*What the task asks*: Tally up how many lines in the listing below contain the string "Output", and give only the total.

*Data block*:
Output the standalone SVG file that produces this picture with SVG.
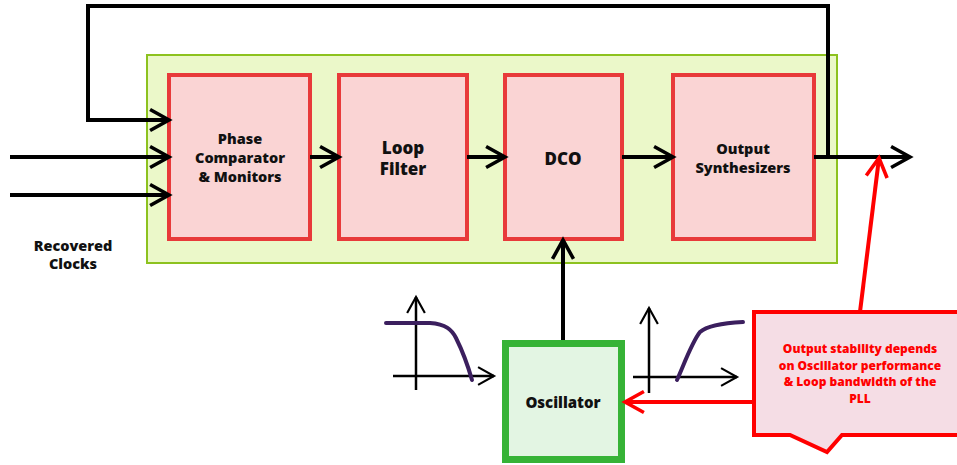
<svg xmlns="http://www.w3.org/2000/svg" width="957" height="465" viewBox="0 0 957 465">
<style>
.blk{fill:#FAD4D4;stroke:#E83A3A;stroke-width:4}
.t{font-family:"Open Sans","Noto Sans",sans-serif;font-weight:800;fill:#111;text-anchor:middle}
.w{fill:none;stroke:#000;stroke-width:4}
.ax{fill:none;stroke:#000;stroke-width:2.5}
.crv{fill:none;stroke:#3B1F5E;stroke-width:4;stroke-linecap:round}
.red{fill:none;stroke:#FF0000;stroke-width:4}
</style>
<defs>
<marker id="ah" viewBox="0 0 12 12" refX="10" refY="6" markerWidth="6.3" markerHeight="6.3" markerUnits="strokeWidth" orient="auto">
<path d="M1,1 L10,6 L1,11" fill="none" stroke="#000" stroke-width="1.7"/>
</marker>
<marker id="ahs" viewBox="0 0 12 12" refX="10" refY="6" markerWidth="8.5" markerHeight="8.5" markerUnits="strokeWidth" orient="auto">
<path d="M1,1 L10,6 L1,11" fill="none" stroke="#000" stroke-width="1.2"/>
</marker>
<marker id="ahr" viewBox="0 0 12 12" refX="10" refY="6" markerWidth="6.3" markerHeight="6.3" markerUnits="strokeWidth" orient="auto">
<path d="M1,1 L10,6 L1,11" fill="none" stroke="#FF0000" stroke-width="1.7"/>
</marker>
</defs>
<rect width="957" height="465" fill="#fff"/>
<g id="pll">
<rect x="147" y="55" width="690" height="208" fill="#EBF8C9" stroke="#8DC21F" stroke-width="2"/>
</g>
<g id="comparator">
<rect class="blk" x="169" y="75" width="141" height="164"/>
<text class="t" font-size="14.5"><tspan x="240" y="144">Phase</tspan><tspan x="240" y="163">Comparator</tspan><tspan x="240" y="182">&amp; Monitors</tspan></text>
</g>
<g id="loopfilter">
<rect class="blk" x="339" y="75" width="128" height="164"/>
<text class="t" font-size="17"><tspan x="403" y="154">Loop</tspan><tspan x="403" y="175">Filter</tspan></text>
</g>
<g id="dco">
<rect class="blk" x="505" y="75" width="117" height="164"/>
<text class="t" font-size="17" x="563" y="165">DCO</text>
</g>
<g id="synth">
<rect class="blk" x="673" y="75" width="141" height="164"/>
<text class="t" font-size="14.5"><tspan x="743" y="154">Output</tspan><tspan x="743" y="173">Synthesizers</tspan></text>
</g>
<g id="oscillator">
<rect x="505.5" y="343.5" width="116" height="116" fill="#E3F5E3" stroke="#36B336" stroke-width="7"/>
<text class="t" font-size="15" x="563" y="408">Oscillator</text>
</g>
<g id="labels">
<text class="t" font-size="14.5"><tspan x="73" y="251">Recovered</tspan><tspan x="73" y="269">Clocks</tspan></text>
</g>
<g id="lowpass">
<line class="ax" x1="416" y1="390" x2="416" y2="297" marker-end="url(#ahs)"/>
<line class="ax" x1="393" y1="376" x2="494" y2="376" marker-end="url(#ahs)"/>
<path class="crv" d="M386,323 L430,323 C446,324 452,330 456,338 C462,350 468,366 472,380"/>
</g>
<g id="highpass">
<line class="ax" x1="649" y1="393" x2="649" y2="308" marker-end="url(#ahs)"/>
<line class="ax" x1="633" y1="377" x2="737" y2="377" marker-end="url(#ahs)"/>
<path class="crv" d="M677,380 C685,362 692,342 700,332 C708,325 725,323 743,322"/>
</g>
<g id="callout">
<path d="M754,312 L959,312 L959,435 L842,435 L827,452 L790,435 L754,435 Z" fill="#F5DDE5" stroke="#FF0000" stroke-width="4"/>
<text class="t" font-size="12" style="fill:#FF0000"><tspan x="860" y="353">Output stability depends</tspan><tspan x="860" y="369.5">on Oscillator performance</tspan><tspan x="860" y="386">&amp; Loop bandwidth of the</tspan><tspan x="860" y="402.5">PLL</tspan></text>
</g>
<g id="connectors">
<line class="w" x1="310" y1="157" x2="339" y2="157" marker-end="url(#ah)"/>
<line class="w" x1="467" y1="157" x2="505" y2="157" marker-end="url(#ah)"/>
<line class="w" x1="622" y1="157" x2="673" y2="157" marker-end="url(#ah)"/>
<line class="w" x1="814" y1="157" x2="910" y2="157" marker-end="url(#ah)"/>
<polyline class="w" points="828,157 828,6 88,6 88,120 169,120" marker-end="url(#ah)"/>
<line class="w" x1="10" y1="157" x2="169" y2="157" marker-end="url(#ah)"/>
<line class="w" x1="10" y1="195" x2="169" y2="195" marker-end="url(#ah)"/>
<line class="w" x1="563" y1="340" x2="563" y2="240" marker-end="url(#ah)"/>
<line class="red" x1="860" y1="312" x2="879" y2="158" marker-end="url(#ahr)"/>
<line class="red" x1="754" y1="402" x2="625" y2="402" marker-end="url(#ahr)"/>
</g>
</svg>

*Response to this task*: 3